→ Given request
From the first line of the data below through the line holding "const dt = 1;", output each line exactly and leave the pictures out.

+ + + + +

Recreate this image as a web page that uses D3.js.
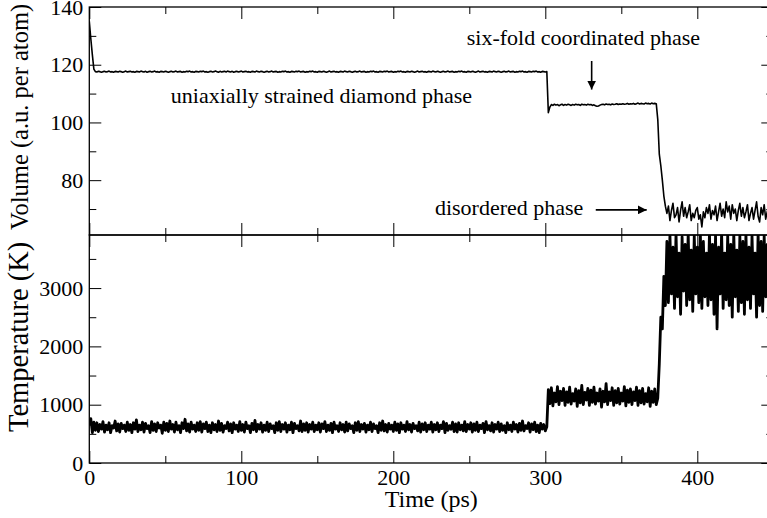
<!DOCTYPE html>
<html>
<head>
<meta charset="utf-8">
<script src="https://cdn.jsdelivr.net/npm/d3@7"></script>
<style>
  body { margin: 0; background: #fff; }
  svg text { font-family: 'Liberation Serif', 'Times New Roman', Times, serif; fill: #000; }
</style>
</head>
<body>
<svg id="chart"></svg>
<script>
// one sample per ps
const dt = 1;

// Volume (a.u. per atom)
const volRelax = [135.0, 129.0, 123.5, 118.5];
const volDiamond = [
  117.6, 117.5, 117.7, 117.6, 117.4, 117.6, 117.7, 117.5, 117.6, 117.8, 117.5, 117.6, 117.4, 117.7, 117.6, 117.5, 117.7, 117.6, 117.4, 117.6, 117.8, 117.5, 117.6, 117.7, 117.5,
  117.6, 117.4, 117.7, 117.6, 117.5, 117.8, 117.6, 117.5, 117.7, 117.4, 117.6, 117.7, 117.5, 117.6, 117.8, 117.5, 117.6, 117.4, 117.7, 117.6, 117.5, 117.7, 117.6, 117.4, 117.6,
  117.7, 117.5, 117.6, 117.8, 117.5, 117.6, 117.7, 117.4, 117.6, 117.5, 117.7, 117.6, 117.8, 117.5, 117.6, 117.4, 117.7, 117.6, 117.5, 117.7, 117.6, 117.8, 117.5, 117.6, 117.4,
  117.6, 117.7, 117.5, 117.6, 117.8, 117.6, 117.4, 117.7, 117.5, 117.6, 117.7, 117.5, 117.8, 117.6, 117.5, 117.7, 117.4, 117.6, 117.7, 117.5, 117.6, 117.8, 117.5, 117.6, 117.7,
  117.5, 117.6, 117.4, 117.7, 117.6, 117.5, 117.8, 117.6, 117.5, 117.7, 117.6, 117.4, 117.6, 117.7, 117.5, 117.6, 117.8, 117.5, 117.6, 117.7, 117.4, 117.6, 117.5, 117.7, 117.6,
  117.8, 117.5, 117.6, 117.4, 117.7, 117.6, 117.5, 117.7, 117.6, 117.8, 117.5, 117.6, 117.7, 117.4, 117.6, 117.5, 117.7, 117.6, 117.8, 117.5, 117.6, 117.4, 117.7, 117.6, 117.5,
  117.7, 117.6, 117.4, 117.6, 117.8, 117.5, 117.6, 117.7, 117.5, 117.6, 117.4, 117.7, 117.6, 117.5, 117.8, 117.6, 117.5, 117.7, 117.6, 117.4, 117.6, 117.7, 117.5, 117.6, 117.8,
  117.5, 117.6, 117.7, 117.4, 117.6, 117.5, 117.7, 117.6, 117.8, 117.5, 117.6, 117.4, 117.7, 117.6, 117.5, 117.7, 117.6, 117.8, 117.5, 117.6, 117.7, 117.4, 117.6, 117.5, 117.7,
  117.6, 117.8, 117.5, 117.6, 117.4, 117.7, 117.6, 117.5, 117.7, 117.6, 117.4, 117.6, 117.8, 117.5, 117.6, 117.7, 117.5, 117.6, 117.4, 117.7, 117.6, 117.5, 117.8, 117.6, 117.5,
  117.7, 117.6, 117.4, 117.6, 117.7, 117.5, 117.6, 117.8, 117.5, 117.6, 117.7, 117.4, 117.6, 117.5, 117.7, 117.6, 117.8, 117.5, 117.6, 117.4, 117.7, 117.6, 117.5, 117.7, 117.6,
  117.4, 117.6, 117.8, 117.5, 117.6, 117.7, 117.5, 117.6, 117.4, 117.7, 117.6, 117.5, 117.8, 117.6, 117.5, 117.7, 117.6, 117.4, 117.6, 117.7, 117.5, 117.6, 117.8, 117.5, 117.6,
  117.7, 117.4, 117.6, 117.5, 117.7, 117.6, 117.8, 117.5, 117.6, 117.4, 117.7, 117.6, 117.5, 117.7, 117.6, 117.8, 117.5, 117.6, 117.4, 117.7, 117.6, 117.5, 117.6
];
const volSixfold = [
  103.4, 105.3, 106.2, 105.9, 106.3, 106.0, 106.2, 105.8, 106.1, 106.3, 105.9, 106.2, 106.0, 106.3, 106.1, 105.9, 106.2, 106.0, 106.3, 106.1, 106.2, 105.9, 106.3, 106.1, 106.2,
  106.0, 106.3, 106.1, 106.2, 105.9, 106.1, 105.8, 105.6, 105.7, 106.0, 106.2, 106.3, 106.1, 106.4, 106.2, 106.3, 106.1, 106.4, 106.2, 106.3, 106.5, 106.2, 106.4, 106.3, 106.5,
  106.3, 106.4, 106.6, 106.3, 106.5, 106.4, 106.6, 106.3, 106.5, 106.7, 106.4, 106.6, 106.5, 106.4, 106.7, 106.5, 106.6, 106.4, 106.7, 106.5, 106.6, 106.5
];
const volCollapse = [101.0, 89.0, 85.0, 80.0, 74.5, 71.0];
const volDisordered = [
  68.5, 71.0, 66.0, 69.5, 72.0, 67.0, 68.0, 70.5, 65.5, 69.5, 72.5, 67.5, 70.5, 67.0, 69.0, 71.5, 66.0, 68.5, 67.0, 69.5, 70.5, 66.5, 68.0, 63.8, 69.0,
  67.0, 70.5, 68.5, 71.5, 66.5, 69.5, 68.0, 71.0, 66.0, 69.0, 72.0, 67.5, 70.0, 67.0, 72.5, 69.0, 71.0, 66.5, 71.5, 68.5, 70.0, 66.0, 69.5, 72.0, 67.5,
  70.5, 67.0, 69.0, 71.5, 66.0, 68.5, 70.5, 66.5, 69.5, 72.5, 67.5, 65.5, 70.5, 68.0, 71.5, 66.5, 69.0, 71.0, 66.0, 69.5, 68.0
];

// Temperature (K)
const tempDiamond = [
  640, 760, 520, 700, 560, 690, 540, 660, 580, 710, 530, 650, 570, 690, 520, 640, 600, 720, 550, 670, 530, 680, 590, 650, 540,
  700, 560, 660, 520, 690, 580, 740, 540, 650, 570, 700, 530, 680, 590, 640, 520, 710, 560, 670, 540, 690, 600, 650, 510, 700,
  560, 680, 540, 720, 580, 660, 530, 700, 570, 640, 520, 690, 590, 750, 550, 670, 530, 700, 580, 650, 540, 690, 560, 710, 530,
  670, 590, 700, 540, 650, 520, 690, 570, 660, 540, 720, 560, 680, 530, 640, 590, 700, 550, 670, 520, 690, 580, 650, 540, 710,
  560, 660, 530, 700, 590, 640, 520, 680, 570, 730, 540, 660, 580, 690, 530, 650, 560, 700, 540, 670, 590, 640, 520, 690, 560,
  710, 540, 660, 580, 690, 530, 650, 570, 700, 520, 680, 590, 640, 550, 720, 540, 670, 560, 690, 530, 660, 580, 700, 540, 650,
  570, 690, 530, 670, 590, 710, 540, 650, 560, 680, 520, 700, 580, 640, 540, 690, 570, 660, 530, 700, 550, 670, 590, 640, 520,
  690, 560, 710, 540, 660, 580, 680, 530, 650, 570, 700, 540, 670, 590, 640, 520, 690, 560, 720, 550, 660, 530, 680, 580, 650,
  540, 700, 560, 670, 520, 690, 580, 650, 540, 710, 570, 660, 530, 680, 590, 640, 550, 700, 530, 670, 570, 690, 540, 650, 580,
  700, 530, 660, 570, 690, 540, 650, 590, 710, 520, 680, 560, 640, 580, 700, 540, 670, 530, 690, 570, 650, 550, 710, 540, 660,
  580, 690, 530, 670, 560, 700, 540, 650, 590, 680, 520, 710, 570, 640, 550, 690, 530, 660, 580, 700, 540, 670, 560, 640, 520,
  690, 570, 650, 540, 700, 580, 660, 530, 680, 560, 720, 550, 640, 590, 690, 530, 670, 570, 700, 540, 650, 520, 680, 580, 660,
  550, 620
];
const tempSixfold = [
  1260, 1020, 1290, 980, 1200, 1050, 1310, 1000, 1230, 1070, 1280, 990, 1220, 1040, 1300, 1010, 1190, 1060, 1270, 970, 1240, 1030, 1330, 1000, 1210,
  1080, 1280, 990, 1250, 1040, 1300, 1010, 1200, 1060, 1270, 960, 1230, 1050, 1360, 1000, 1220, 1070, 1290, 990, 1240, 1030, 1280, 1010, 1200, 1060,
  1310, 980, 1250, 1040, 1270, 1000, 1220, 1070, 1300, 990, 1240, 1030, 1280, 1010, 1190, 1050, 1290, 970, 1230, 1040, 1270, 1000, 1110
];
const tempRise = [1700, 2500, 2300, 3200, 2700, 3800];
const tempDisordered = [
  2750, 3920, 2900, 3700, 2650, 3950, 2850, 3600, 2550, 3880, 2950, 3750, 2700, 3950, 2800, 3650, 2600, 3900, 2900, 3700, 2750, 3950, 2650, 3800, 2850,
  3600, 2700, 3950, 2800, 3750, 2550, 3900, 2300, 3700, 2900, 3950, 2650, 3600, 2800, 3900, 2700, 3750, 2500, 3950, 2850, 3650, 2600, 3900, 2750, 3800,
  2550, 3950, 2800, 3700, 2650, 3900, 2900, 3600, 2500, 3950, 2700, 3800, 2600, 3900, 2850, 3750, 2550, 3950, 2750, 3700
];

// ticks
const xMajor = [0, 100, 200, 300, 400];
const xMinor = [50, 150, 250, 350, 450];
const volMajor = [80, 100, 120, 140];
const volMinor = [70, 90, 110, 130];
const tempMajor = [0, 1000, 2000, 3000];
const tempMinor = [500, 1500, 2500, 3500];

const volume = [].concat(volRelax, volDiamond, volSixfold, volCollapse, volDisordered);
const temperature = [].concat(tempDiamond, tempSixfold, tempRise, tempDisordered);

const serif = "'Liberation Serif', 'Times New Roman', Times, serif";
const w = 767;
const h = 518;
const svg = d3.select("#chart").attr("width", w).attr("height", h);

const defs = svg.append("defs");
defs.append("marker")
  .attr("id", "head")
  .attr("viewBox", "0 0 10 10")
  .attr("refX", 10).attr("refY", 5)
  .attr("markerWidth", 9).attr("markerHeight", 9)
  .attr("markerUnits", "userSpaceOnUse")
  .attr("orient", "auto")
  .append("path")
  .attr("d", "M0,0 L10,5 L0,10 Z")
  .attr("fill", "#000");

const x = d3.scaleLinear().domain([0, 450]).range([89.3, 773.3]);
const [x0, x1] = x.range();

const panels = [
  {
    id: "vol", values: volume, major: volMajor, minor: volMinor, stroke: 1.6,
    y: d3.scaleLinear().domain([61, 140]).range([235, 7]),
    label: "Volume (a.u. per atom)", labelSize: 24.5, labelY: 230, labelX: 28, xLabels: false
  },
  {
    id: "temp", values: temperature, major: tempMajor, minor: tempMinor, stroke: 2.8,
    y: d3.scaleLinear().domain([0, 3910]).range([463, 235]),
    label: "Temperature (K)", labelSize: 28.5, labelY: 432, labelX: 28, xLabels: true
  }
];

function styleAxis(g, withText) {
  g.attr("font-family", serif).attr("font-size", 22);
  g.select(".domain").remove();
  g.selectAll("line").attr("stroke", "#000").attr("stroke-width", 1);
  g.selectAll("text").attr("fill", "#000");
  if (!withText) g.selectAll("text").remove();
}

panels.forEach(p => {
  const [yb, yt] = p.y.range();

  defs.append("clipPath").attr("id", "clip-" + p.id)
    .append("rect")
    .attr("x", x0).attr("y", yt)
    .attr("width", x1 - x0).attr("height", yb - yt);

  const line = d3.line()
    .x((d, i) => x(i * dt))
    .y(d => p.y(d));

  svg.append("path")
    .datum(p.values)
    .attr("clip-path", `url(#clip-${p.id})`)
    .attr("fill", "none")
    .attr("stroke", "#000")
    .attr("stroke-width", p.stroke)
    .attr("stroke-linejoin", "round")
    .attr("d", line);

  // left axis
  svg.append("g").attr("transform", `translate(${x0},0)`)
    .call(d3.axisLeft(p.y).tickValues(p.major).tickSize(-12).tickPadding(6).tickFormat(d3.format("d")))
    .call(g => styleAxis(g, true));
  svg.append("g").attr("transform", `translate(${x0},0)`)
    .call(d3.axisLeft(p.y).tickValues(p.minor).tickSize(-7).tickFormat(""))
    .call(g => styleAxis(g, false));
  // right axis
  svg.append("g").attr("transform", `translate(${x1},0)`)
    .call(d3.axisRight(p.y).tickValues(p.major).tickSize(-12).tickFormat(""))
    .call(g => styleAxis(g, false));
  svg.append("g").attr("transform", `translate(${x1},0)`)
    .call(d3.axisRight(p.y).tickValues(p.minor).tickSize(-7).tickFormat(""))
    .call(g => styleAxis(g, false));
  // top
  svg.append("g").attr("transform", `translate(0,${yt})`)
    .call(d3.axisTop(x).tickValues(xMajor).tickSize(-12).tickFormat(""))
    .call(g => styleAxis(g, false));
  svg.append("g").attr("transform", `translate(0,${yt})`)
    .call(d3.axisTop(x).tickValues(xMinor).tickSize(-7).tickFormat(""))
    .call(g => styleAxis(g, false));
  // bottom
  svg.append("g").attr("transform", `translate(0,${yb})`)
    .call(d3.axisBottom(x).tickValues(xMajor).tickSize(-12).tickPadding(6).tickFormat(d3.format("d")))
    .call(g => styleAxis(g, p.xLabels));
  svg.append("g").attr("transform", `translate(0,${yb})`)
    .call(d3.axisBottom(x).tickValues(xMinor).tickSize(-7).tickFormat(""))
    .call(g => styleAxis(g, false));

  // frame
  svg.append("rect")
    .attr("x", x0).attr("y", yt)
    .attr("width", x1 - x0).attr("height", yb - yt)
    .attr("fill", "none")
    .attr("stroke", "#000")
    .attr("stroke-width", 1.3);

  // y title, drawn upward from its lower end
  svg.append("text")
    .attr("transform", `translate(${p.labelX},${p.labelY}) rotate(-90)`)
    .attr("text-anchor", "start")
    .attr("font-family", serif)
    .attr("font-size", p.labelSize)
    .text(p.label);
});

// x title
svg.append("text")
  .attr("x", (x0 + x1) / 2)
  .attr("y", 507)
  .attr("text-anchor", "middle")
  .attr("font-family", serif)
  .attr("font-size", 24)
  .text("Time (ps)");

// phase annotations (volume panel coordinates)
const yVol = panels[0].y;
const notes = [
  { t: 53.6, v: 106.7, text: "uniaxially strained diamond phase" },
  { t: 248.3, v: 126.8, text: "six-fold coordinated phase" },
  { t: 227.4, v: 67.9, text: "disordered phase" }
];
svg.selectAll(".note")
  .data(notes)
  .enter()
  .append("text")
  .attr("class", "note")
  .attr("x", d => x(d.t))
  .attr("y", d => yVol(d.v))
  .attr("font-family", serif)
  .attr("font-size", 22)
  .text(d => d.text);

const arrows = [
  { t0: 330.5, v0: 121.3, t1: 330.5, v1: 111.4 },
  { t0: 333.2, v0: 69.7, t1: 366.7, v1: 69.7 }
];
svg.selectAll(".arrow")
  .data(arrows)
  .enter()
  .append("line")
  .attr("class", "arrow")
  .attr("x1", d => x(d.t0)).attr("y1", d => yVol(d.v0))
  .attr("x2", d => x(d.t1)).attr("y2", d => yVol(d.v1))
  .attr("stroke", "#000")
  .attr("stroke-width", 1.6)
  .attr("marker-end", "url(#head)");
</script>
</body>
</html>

+ + + + +

→ Solution for this exercise
Recreate this image as a web page that uses D3.js.
<!DOCTYPE html>
<html>
<head>
<meta charset="utf-8">
<script src="https://cdn.jsdelivr.net/npm/d3@7"></script>
<style>
  body { margin: 0; background: #fff; }
  svg text { font-family: 'Liberation Serif', 'Times New Roman', Times, serif; fill: #000; }
</style>
</head>
<body>
<svg id="chart"></svg>
<script>
// one sample per ps
const dt = 1;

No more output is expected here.